Currently, the English profile is already distributed with the ERG. The Japanese one is not yet available but will be soon. Francis encourages others to make profiles for other languages.
Dan adds that The Cathedral and the Bazaar is one of the hardest texts to parse due to its creative use of language. The initial coverage was 70 %, though during treebanking it became apparent that the correct result was often not included. Others should not be discouraged by this, though.
Rebecca asks about what domain The Cathedral and the Bazaar fits in. Dan and Francis think it's Essay.
Emily: Does its difficulty (i.e. wide range of phenomena) make it a good corpus? Dan: In that respect, yes. Otherwise no. Francis adds that It's also good for showing off what your grammar can do and that it's also one of the very few truly multilingual corpora there are.
Other Parallel Corpora
Francisco expresses his concern that The Cathedral and the Bazaar is too difficult for emerging grammars like the Portugues one and that It would be good to also have some easier corpus. He suggests to take easy Wikipedia articles and translate them to other languages.
Hans replies that one disadvantage of Wikipedia articles is that there are no semantic chains of a certain type in this genre, e.g. very few pronouns, or NP-to-NP coreferences.
Scott suggests to use the Universal Declaration of Human Rights or other international documents, e.g. airport regulations, shipping regulations, soccer rules etc.
Software documentation is also mentioned, though Francis objects that these texts are often not good examples of a language because the genre is just too weird.

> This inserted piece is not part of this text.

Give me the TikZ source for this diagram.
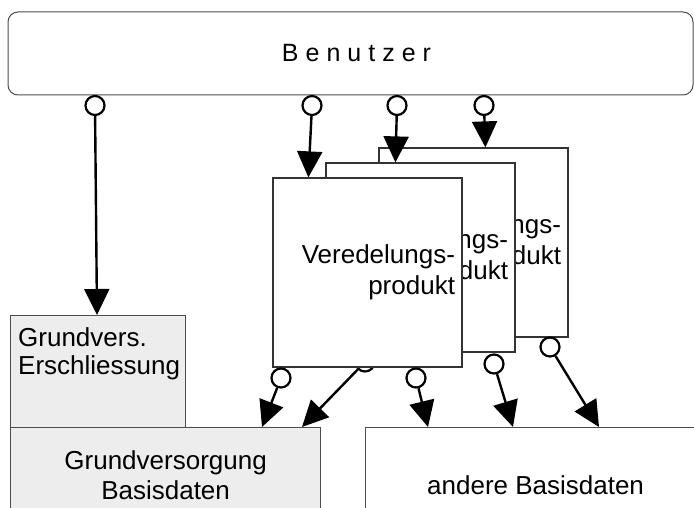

Berthold says that for his work on Hausa, he is in contact with Deutsche Welle who should also be willing to share their parallel data.
Emily suggests children's literature. They constitute an interesting source of short sentences, though copyright might be a problem. According to Francis, there are also open-source children's books, though they are not always translated.

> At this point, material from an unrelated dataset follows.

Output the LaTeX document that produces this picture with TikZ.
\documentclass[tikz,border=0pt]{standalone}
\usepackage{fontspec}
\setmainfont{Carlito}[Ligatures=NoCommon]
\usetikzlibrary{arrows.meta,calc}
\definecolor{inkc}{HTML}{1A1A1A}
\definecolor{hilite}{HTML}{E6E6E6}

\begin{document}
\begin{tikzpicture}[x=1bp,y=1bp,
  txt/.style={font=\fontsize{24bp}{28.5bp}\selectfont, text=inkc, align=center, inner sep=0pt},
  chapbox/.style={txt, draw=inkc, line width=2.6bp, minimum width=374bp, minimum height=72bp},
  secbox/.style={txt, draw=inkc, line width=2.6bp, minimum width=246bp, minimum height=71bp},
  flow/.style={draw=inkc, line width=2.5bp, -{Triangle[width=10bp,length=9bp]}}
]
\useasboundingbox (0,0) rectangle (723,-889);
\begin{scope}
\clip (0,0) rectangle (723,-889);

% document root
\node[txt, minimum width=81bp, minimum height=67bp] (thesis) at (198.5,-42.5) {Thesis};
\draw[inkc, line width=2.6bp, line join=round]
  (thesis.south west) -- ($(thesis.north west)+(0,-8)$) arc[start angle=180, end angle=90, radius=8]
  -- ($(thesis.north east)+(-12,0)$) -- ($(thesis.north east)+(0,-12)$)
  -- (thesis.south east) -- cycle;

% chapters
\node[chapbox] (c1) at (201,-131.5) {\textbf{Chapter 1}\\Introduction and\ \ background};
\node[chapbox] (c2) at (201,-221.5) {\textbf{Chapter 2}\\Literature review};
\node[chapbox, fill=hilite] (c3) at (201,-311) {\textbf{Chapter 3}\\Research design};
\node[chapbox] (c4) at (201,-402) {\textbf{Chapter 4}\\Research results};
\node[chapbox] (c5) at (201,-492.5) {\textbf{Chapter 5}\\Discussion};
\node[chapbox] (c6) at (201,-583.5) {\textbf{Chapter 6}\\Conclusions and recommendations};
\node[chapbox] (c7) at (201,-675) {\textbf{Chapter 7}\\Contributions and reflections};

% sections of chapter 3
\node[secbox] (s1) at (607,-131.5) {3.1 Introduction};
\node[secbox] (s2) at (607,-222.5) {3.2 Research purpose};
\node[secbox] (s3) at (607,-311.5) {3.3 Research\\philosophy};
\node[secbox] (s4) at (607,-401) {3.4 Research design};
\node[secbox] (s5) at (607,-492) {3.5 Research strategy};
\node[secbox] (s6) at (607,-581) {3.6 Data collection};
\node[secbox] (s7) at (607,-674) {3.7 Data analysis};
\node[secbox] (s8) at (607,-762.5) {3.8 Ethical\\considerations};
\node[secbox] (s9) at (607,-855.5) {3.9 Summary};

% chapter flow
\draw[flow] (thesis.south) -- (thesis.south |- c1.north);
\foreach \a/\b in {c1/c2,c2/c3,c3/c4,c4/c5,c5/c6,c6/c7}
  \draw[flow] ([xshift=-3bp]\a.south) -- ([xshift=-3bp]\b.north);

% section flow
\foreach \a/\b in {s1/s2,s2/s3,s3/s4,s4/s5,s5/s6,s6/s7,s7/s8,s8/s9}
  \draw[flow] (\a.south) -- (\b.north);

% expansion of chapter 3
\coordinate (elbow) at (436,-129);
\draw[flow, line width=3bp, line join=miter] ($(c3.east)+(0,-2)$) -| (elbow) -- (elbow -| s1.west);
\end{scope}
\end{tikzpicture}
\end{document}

Francis repeats that there is a desire for more parallel corpora that are freely redistributable. For other criteria what makes a good corpus, see FeforParCorp.
Suitable Wikipedia Articles
Stephan asks who would be prepared to translate some select Wikipedia articles to their own language.

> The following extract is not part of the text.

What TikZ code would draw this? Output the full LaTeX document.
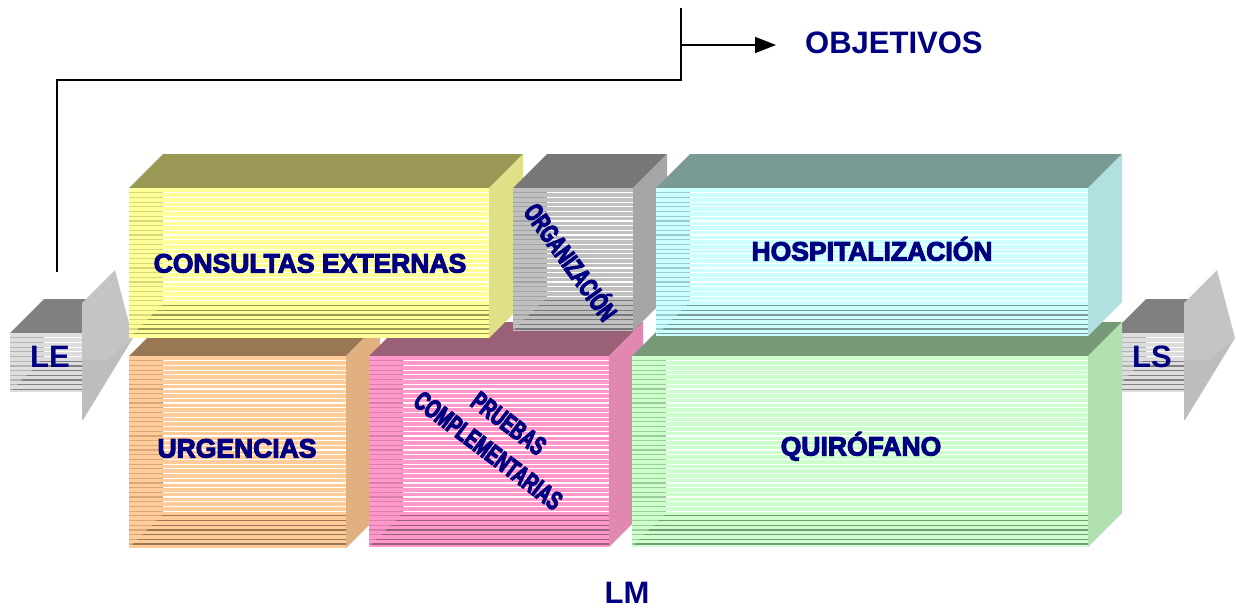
\documentclass[tikz,border=0pt]{standalone}
\usepackage{fontspec}
\setmainfont{Liberation Sans}
\newfontfamily\gruesa[UprightFeatures={FakeBold=4}, BoldFeatures={FakeBold=4}]{Liberation Sans}
\newfontfamily\estrecha[FakeStretch=0.66, UprightFeatures={FakeBold=4}, BoldFeatures={FakeBold=4}]{Liberation Sans}
\usetikzlibrary{arrows.meta}

\definecolor{azul}{HTML}{000080}
% Consultas externas
\definecolor{consFrente}{HTML}{FFFF99}
\definecolor{consTapa}{HTML}{999955}
\definecolor{consLado}{HTML}{E0E088}
\definecolor{consBorde}{HTML}{D8D878}
% Organizacion
\definecolor{orgFrente}{HTML}{C0C0C0}
\definecolor{orgTapa}{HTML}{777777}
\definecolor{orgLado}{HTML}{A6A6A6}
\definecolor{orgBorde}{HTML}{A4A4A4}
% Hospitalizacion
\definecolor{hospFrente}{HTML}{CCFFFF}
\definecolor{hospTapa}{HTML}{7A9A96}
\definecolor{hospLado}{HTML}{B0E0E0}
\definecolor{hospBorde}{HTML}{99CCCC}
% Urgencias
\definecolor{urgFrente}{HTML}{FFCC99}
\definecolor{urgTapa}{HTML}{997755}
\definecolor{urgLado}{HTML}{E0B080}
\definecolor{urgBorde}{HTML}{D8A878}
% Pruebas complementarias
\definecolor{pruFrente}{HTML}{FF99CC}
\definecolor{pruTapa}{HTML}{996077}
\definecolor{pruLado}{HTML}{E088B0}
\definecolor{pruBorde}{HTML}{D880A8}
% Quirofano
\definecolor{quiFrente}{HTML}{CCFFCC}
\definecolor{quiTapa}{HTML}{779977}
\definecolor{quiLado}{HTML}{B0E0B0}
\definecolor{quiBorde}{HTML}{99CC99}
% Flechas LE / LS
\definecolor{fleFrente}{HTML}{DDDDDD}
\definecolor{fleTapa}{HTML}{808080}
\definecolor{fleBorde}{HTML}{B4B4B4}
\definecolor{flePunta}{HTML}{C4C4C4}
\definecolor{flePuntaB}{HTML}{BDBDBD}

% caja 3D rayada: x, y (esquina sup. izq. del frente), ancho, alto, colores, cara lateral
\newcommand{\caja}[6]{%
  \fill[#5Tapa] (#1,-#2) -- ++(34,34) -- ++(#3,0) -- ++(-34,-34) -- cycle;
  \path[fill=#6] (#1+#3,-#2) -- ++(34,34) -- ++(0,-#4) -- ++(-34,-34) -- cycle;
  \fill[#5Frente] (#1,-#2) rectangle ++(#3,-#4);
  \begin{scope}
    \clip (#1,-#2) rectangle ++(#3,-#4);
    \pgfmathtruncatemacro{\nrayas}{#4/4.7}
    \foreach \k in {1,...,\nrayas}
      \draw[raya, #5Borde] (#1,-#2-\k*4.7) -- ++(#3,0);
    \begin{scope}
      \clip (#1+34,-#2) rectangle (#1+#3,-#2-#4+34);
      \foreach \k in {1,...,\nrayas}
        \draw[raya, white] (#1,-#2-\k*4.7) -- ++(#3,0);
    \end{scope}
    \begin{scope}
      \clip (#1,-#2-#4) -- ++(#3,0) -- ++(0,34) -- (#1+34,-#2-#4+34) -- cycle;
      \foreach \k in {1,...,\nrayas}
        \draw[raya, #5Tapa] (#1,-#2-\k*4.7) -- ++(#3,0);
    \end{scope}
  \end{scope}
}

\begin{document}
\begin{tikzpicture}[x=1pt, y=1pt,
    raya/.style={line width=1.2pt},
    linea/.style={line width=1.6pt, black},
    etiqueta/.style={font=\gruesa\fontsize{26.5}{34}\selectfont\bfseries, text=azul, inner sep=0pt, align=center},
    girada/.style={font=\estrecha\fontsize{26.5}{34}\selectfont\bfseries},
    plana/.style={text height=19pt, text depth=0pt},
    titulo/.style={font=\fontsize{31}{34}\selectfont\bfseries, text=azul, inner sep=0pt}]
    \useasboundingbox (0,0) rectangle (1236,-608);

    % Objetivos
    \node[titulo, anchor=west] (objetivos) at (805,-42.5) {OBJETIVOS};
    \coordinate (inicio) at (57,-272);
    \coordinate (esquina) at (681,-80);
    \coordinate (tope) at (681,-8);
    \coordinate (rama) at (681,-45);
    \draw[linea] (inicio) |- (esquina) -- (tope);
    \draw[linea, -{Triangle[length=21pt, width=16pt]}, shorten >=29pt] (rama) -- (rama -| objetivos.west);

    % Flechas de entrada y salida
    \foreach \dx/\nom/\txt in {0/le/LE, 1102/ls/LS} {
        \begin{scope}[xshift=\dx]
            \caja{10}{333}{74}{59}{fle}{none}
            \fill[flePunta] (82,-303) -- (115,-270) -- (133,-338) -- (106,-360) -- (82,-360) -- cycle;
            \fill[flePuntaB] (82,-360) -- (106,-360) -- (133,-338) -- (83,-420) -- (82,-420) -- cycle;
            \node[titulo] (\nom) at (50,-356.5) {\txt};
        \end{scope}
    }

    % Fila inferior
    \caja{129}{356}{217}{192}{urg}{urgLado}
    \caja{369}{356}{240}{191}{pru}{pruLado}
    \caja{632}{356}{456}{191}{qui}{quiLado}

    % Fila superior
    \caja{129}{188}{360}{150}{cons}{consLado}
    \caja{513}{188}{120}{143}{org}{orgLado}
    \caja{656}{188}{432}{148}{hosp}{hospLado}

    % Textos
    \node[etiqueta, plana] (t-cons) at (310,-263) {CONSULTAS EXTERNAS};
    \node[etiqueta, girada, plana, rotate=-54] (t-org) at (570.5,-262) {ORGANIZACIÓN};
    \node[etiqueta, plana] (t-hosp) at (872,-251) {HOSPITALIZACIÓN};
    \node[etiqueta, plana] (t-urg) at (237,-448) {URGENCIAS};
    \node[etiqueta, girada, rotate=-37] (t-pru) at (498.5,-437) {PRUEBAS\\COMPLEMENTARIAS};
    \node[etiqueta, plana] (t-qui) at (861,-446) {QUIRÓFANO};
    \node[titulo] (lm) at (627,-593) {LM};
\end{tikzpicture}
\end{document}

Francis: NICT has translated some Wikipedia articles about Kyoto tourism that could be used. There exists also an extemely high-quality article on Kendo.
Scott: The articles to work on would have to be brand-new articles.
Hans: There has been a very similar discussion on the EuroMatrix Plus Project. The consensus there was that good articles are those on the geography, history, and culture of a certain language community.
Francis proposes that we could translate completely independently from existing Wikipedia articles in other languages.
Stephan suggests to start articles on deep linguistic processing and translate those.
Francis: We could do that on the DELPH-IN Wiki instead.
A general discussion of Wikipedia etiquette ensues.
Francis summarizes the discussion:
- Go ahead with The Cathedral and the Bazaar,
- tell us about other good corpora,
- put the corresponding information on the wiki.